• _WHAT TO WORK ON_: All the data must come back unchanged, except that pictures are left out.

• _SOURCE EXCERPT_:
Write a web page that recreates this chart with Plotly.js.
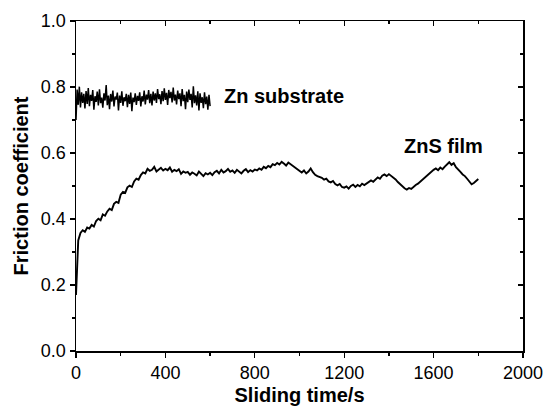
<!DOCTYPE html>
<html>
<head>
<meta charset="utf-8">
<script src="https://cdn.plot.ly/plotly-3.0.1.min.js"></script>
<style>html,body{margin:0;padding:0;background:#fff}#chart{width:547px;height:406px}</style>
</head>
<body>
<div id="chart"></div>
<script>
// Zn substrate: sampled every 5 s from 0 to 600 s
const znStart = 0, znStep = 5;
const znValues = [
  0.70, 0.792, 0.746, 0.801, 0.738, 0.784, 0.752, 0.779, 0.735, 0.788,
  0.749, 0.797, 0.742, 0.776, 0.758, 0.791, 0.731, 0.772, 0.755, 0.786,
  0.744, 0.793, 0.751, 0.768, 0.737, 0.781, 0.759, 0.806, 0.745, 0.774,
  0.733, 0.779, 0.756, 0.789, 0.741, 0.771, 0.762, 0.783, 0.729, 0.774,
  0.752, 0.787, 0.743, 0.769, 0.757, 0.779, 0.739, 0.776, 0.749, 0.783,
  0.727, 0.768, 0.754, 0.781, 0.746, 0.773, 0.758, 0.784, 0.741, 0.772,
  0.756, 0.789, 0.747, 0.777, 0.762, 0.791, 0.751, 0.779, 0.744, 0.786,
  0.759, 0.781, 0.752, 0.794, 0.763, 0.778, 0.748, 0.788, 0.757, 0.796,
  0.761, 0.782, 0.746, 0.791, 0.766, 0.785, 0.753, 0.798, 0.759, 0.777,
  0.747, 0.789, 0.763, 0.781, 0.742, 0.794, 0.757, 0.776, 0.733, 0.786,
  0.754, 0.792, 0.761, 0.779, 0.738, 0.802, 0.751, 0.775, 0.744, 0.787,
  0.729, 0.781, 0.752, 0.769, 0.736, 0.784, 0.748, 0.771, 0.731, 0.776,
  0.742
];

// ZnS film: sampled every 10 s from 0 to 1800 s
const znsStart = 0, znsStep = 10;
const znsValues = [
  0.17, 0.335, 0.358, 0.366, 0.361, 0.374, 0.371, 0.382, 0.377, 0.394,
  0.401, 0.396, 0.414, 0.410, 0.423, 0.431, 0.427, 0.446, 0.452, 0.449,
  0.474, 0.482, 0.479, 0.496, 0.501, 0.497, 0.514, 0.522, 0.519, 0.533,
  0.541, 0.538, 0.552, 0.546, 0.549, 0.558, 0.544, 0.551, 0.555, 0.547,
  0.552, 0.548, 0.556, 0.543, 0.549, 0.545, 0.551, 0.537, 0.544, 0.540,
  0.543, 0.534, 0.541, 0.537, 0.532, 0.544, 0.536, 0.530, 0.539, 0.535,
  0.540, 0.533, 0.542, 0.546, 0.538, 0.549, 0.541, 0.545, 0.552, 0.543,
  0.547, 0.540, 0.549, 0.544, 0.538, 0.546, 0.551, 0.542, 0.548, 0.544,
  0.550, 0.547, 0.553, 0.549, 0.558, 0.554, 0.561, 0.557, 0.566, 0.563,
  0.570, 0.565, 0.573, 0.568, 0.562, 0.571, 0.566, 0.560, 0.555, 0.551,
  0.546, 0.541, 0.547, 0.538, 0.544, 0.553, 0.542, 0.534, 0.530, 0.527,
  0.525, 0.519, 0.522, 0.514, 0.511, 0.515, 0.506, 0.502, 0.506, 0.497,
  0.495, 0.499, 0.492, 0.500, 0.504, 0.497, 0.503, 0.499, 0.507, 0.503,
  0.508, 0.511, 0.517, 0.513, 0.521, 0.526, 0.522, 0.531, 0.535, 0.530,
  0.536, 0.531, 0.527, 0.520, 0.512, 0.506, 0.497, 0.493, 0.489, 0.494,
  0.491, 0.498, 0.503, 0.507, 0.513, 0.520, 0.526, 0.532, 0.536, 0.544,
  0.549, 0.553, 0.548, 0.556, 0.551, 0.559, 0.567, 0.572, 0.564, 0.569,
  0.557, 0.551, 0.543, 0.535, 0.530, 0.522, 0.513, 0.505, 0.509, 0.514,
  0.521
];

const xTickVals = [0, 400, 800, 1200, 1600, 2000];
const yTickVals = [0.0, 0.2, 0.4, 0.6, 0.8, 1.0];
const labels = [
  {text: 'Zn substrate', x: 655, y: 0.772},
  {text: 'ZnS film', x: 1460, y: 0.62}
];
const xTitle = 'Sliding time/s';
const yTitle = 'Friction coefficient';

const znX = znValues.map((_, i) => znStart + i * znStep);
const znsX = znsValues.map((_, i) => znsStart + i * znsStep);

const font = 'Liberation Sans, Arial, sans-serif';
const traces = [
  {x: znX, y: znValues, type: 'scatter', mode: 'lines', line: {color: '#000', width: 1.5}, hoverinfo: 'skip'},
  {x: znsX, y: znsValues, type: 'scatter', mode: 'lines', line: {color: '#000', width: 1.9}, hoverinfo: 'skip'},
  {x: [], y: [], yaxis: 'y2', xaxis: 'x2', type: 'scatter', showlegend: false}
];

const layout = {
  width: 547, height: 406,
  margin: {l: 76, r: 24, t: 21, b: 55},
  paper_bgcolor: '#fff', plot_bgcolor: '#fff',
  showlegend: false,
  font: {family: font, size: 18, color: '#000'},
  xaxis: {
    range: [0, 2000], tickvals: xTickVals, ticks: 'outside', ticklen: 5, tickwidth: 1.3, tickcolor: '#000',
    minor: {dtick: 200, ticks: 'outside', ticklen: 3, tickwidth: 1.3, tickcolor: '#000'},
    showline: true, linewidth: 1.5, linecolor: '#000', mirror: true,
    showgrid: false, zeroline: false,
    title: {text: '<b>' + xTitle + '</b>', font: {family: font, size: 20}, standoff: 14},
    tickfont: {family: font, size: 18}
  },
  yaxis: {
    range: [0, 1], tickvals: yTickVals, tickformat: '.1f', ticks: 'outside', ticklen: 5, tickwidth: 1.3, tickcolor: '#000',
    minor: {dtick: 0.1, ticks: 'outside', ticklen: 3, tickwidth: 1.3, tickcolor: '#000'},
    showline: true, linewidth: 1.5, linecolor: '#000', mirror: true,
    showgrid: false, zeroline: false,
    title: {text: '<b>' + yTitle + '</b>', font: {family: font, size: 20}, standoff: 7},
    tickfont: {family: font, size: 18}
  },
  xaxis2: {overlaying: 'x', side: 'top', range: [0, 2000], tickvals: xTickVals, ticks: 'inside', ticklen: 5, tickwidth: 1.3, tickcolor: '#000',
    minor: {dtick: 200, ticks: 'inside', ticklen: 3, tickwidth: 1.3, tickcolor: '#000'},
    showticklabels: false, showgrid: false, zeroline: false, showline: false},
  yaxis2: {overlaying: 'y', side: 'right', range: [0, 1], tickvals: yTickVals, ticks: 'inside', ticklen: 5, tickwidth: 1.3, tickcolor: '#000',
    minor: {dtick: 0.1, ticks: 'inside', ticklen: 3, tickwidth: 1.3, tickcolor: '#000'},
    showticklabels: false, showgrid: false, zeroline: false, showline: false},
  annotations: labels.map(l => ({
    text: '<b>' + l.text + '</b>', x: l.x, y: l.y, xref: 'x', yref: 'y',
    xanchor: 'left', yanchor: 'middle', showarrow: false,
    font: {family: font, size: 20, color: '#000'}
  }))
};

Plotly.newPlot('chart', traces, layout, {staticPlot: true, displayModeBar: false});
</script>
</body>
</html>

• _SOLUTION TO THIS PROBLEM_:
Write a web page that recreates this chart with Plotly.js.
<!DOCTYPE html>
<html>
<head>
<meta charset="utf-8">
<script src="https://cdn.plot.ly/plotly-3.0.1.min.js"></script>
<style>html,body{margin:0;padding:0;background:#fff}#chart{width:547px;height:406px}</style>
</head>
<body>
<div id="chart"></div>
<script>
// Zn substrate: sampled every 5 s from 0 to 600 s
const znStart = 0, znStep = 5;
const znValues = [
  0.70, 0.792, 0.746, 0.801, 0.738, 0.784, 0.752, 0.779, 0.735, 0.788,
  0.749, 0.797, 0.742, 0.776, 0.758, 0.791, 0.731, 0.772, 0.755, 0.786,
  0.744, 0.793, 0.751, 0.768, 0.737, 0.781, 0.759, 0.806, 0.745, 0.774,
  0.733, 0.779, 0.756, 0.789, 0.741, 0.771, 0.762, 0.783, 0.729, 0.774,
  0.752, 0.787, 0.743, 0.769, 0.757, 0.779, 0.739, 0.776, 0.749, 0.783,
  0.727, 0.768, 0.754, 0.781, 0.746, 0.773, 0.758, 0.784, 0.741, 0.772,
  0.756, 0.789, 0.747, 0.777, 0.762, 0.791, 0.751, 0.779, 0.744, 0.786,
  0.759, 0.781, 0.752, 0.794, 0.763, 0.778, 0.748, 0.788, 0.757, 0.796,
  0.761, 0.782, 0.746, 0.791, 0.766, 0.785, 0.753, 0.798, 0.759, 0.777,
  0.747, 0.789, 0.763, 0.781, 0.742, 0.794, 0.757, 0.776, 0.733, 0.786,
  0.754, 0.792, 0.761, 0.779, 0.738, 0.802, 0.751, 0.775, 0.744, 0.787,
  0.729, 0.781, 0.752, 0.769, 0.736, 0.784, 0.748, 0.771, 0.731, 0.776,
  0.742
];

// ZnS film: sampled every 10 s from 0 to 1800 s
const znsStart = 0, znsStep = 10;
const znsValues = [
  0.17, 0.335, 0.358, 0.366, 0.361, 0.374, 0.371, 0.382, 0.377, 0.394,
  0.401, 0.396, 0.414, 0.410, 0.423, 0.431, 0.427, 0.446, 0.452, 0.449,
  0.474, 0.482, 0.479, 0.496, 0.501, 0.497, 0.514, 0.522, 0.519, 0.533,
  0.541, 0.538, 0.552, 0.546, 0.549, 0.558, 0.544, 0.551, 0.555, 0.547,
  0.552, 0.548, 0.556, 0.543, 0.549, 0.545, 0.551, 0.537, 0.544, 0.540,
  0.543, 0.534, 0.541, 0.537, 0.532, 0.544, 0.536, 0.530, 0.539, 0.535,
  0.540, 0.533, 0.542, 0.546, 0.538, 0.549, 0.541, 0.545, 0.552, 0.543,
  0.547, 0.540, 0.549, 0.544, 0.538, 0.546, 0.551, 0.542, 0.548, 0.544,
  0.550, 0.547, 0.553, 0.549, 0.558, 0.554, 0.561, 0.557, 0.566, 0.563,
  0.570, 0.565, 0.573, 0.568, 0.562, 0.571, 0.566, 0.560, 0.555, 0.551,
  0.546, 0.541, 0.547, 0.538, 0.544, 0.553, 0.542, 0.534, 0.530, 0.527,
  0.525, 0.519, 0.522, 0.514, 0.511, 0.515, 0.506, 0.502, 0.506, 0.497,
  0.495, 0.499, 0.492, 0.500, 0.504, 0.497, 0.503, 0.499, 0.507, 0.503,
  0.508, 0.511, 0.517, 0.513, 0.521, 0.526, 0.522, 0.531, 0.535, 0.530,
  0.536, 0.531, 0.527, 0.520, 0.512, 0.506, 0.497, 0.493, 0.489, 0.494,
  0.491, 0.498, 0.503, 0.507, 0.513, 0.520, 0.526, 0.532, 0.536, 0.544,
  0.549, 0.553, 0.548, 0.556, 0.551, 0.559, 0.567, 0.572, 0.564, 0.569,
  0.557, 0.551, 0.543, 0.535, 0.530, 0.522, 0.513, 0.505, 0.509, 0.514,
  0.521
];

const xTickVals = [0, 400, 800, 1200, 1600, 2000];
const yTickVals = [0.0, 0.2, 0.4, 0.6, 0.8, 1.0];
const labels = [
  {text: 'Zn substrate', x: 655, y: 0.772},
  {text: 'ZnS film', x: 1460, y: 0.62}
];
const xTitle = 'Sliding time/s';
const yTitle = 'Friction coefficient';

const znX = znValues.map((_, i) => znStart + i * znStep);
const znsX = znsValues.map((_, i) => znsStart + i * znsStep);

const font = 'Liberation Sans, Arial, sans-serif';
const traces = [
  {x: znX, y: znValues, type: 'scatter', mode: 'lines', line: {color: '#000', width: 1.5}, hoverinfo: 'skip'},
  {x: znsX, y: znsValues, type: 'scatter', mode: 'lines', line: {color: '#000', width: 1.9}, hoverinfo: 'skip'},
  {x: [], y: [], yaxis: 'y2', xaxis: 'x2', type: 'scatter', showlegend: false}
];

const layout = {
  width: 547, height: 406,
  margin: {l: 76, r: 24, t: 21, b: 55},
  paper_bgcolor: '#fff', plot_bgcolor: '#fff',
  showlegend: false,
  font: {family: font, size: 18, color: '#000'},
  xaxis: {
    range: [0, 2000], tickvals: xTickVals, ticks: 'outside', ticklen: 5, tickwidth: 1.3, tickcolor: '#000',
    minor: {dtick: 200, ticks: 'outside', ticklen: 3, tickwidth: 1.3, tickcolor: '#000'},
    showline: true, linewidth: 1.5, linecolor: '#000', mirror: true,
    showgrid: false, zeroline: false,
    title: {text: '<b>' + xTitle + '</b>', font: {family: font, size: 20}, standoff: 14},
    tickfont: {family: font, size: 18}
  },
  yaxis: {
    range: [0, 1], tickvals: yTickVals, tickformat: '.1f', ticks: 'outside', ticklen: 5, tickwidth: 1.3, tickcolor: '#000',
    minor: {dtick: 0.1, ticks: 'outside', ticklen: 3, tickwidth: 1.3, tickcolor: '#000'},
    showline: true, linewidth: 1.5, linecolor: '#000', mirror: true,
    showgrid: false, zeroline: false,
    title: {text: '<b>' + yTitle + '</b>', font: {family: font, size: 20}, standoff: 7},
    tickfont: {family: font, size: 18}
  },
  xaxis2: {overlaying: 'x', side: 'top', range: [0, 2000], tickvals: xTickVals, ticks: 'inside', ticklen: 5, tickwidth: 1.3, tickcolor: '#000',
    minor: {dtick: 200, ticks: 'inside', ticklen: 3, tickwidth: 1.3, tickcolor: '#000'},
    showticklabels: false, showgrid: false, zeroline: false, showline: false},
  yaxis2: {overlaying: 'y', side: 'right', range: [0, 1], tickvals: yTickVals, ticks: 'inside', ticklen: 5, tickwidth: 1.3, tickcolor: '#000',
    minor: {dtick: 0.1, ticks: 'inside', ticklen: 3, tickwidth: 1.3, tickcolor: '#000'},
    showticklabels: false, showgrid: false, zeroline: false, showline: false},
  annotations: labels.map(l => ({
    text: '<b>' + l.text + '</b>', x: l.x, y: l.y, xref: 'x', yref: 'y',
    xanchor: 'left', yanchor: 'middle', showarrow: false,
    font: {family: font, size: 20, color: '#000'}
  }))
};

Plotly.newPlot('chart', traces, layout, {staticPlot: true, displayModeBar: false});
</script>
</body>
</html>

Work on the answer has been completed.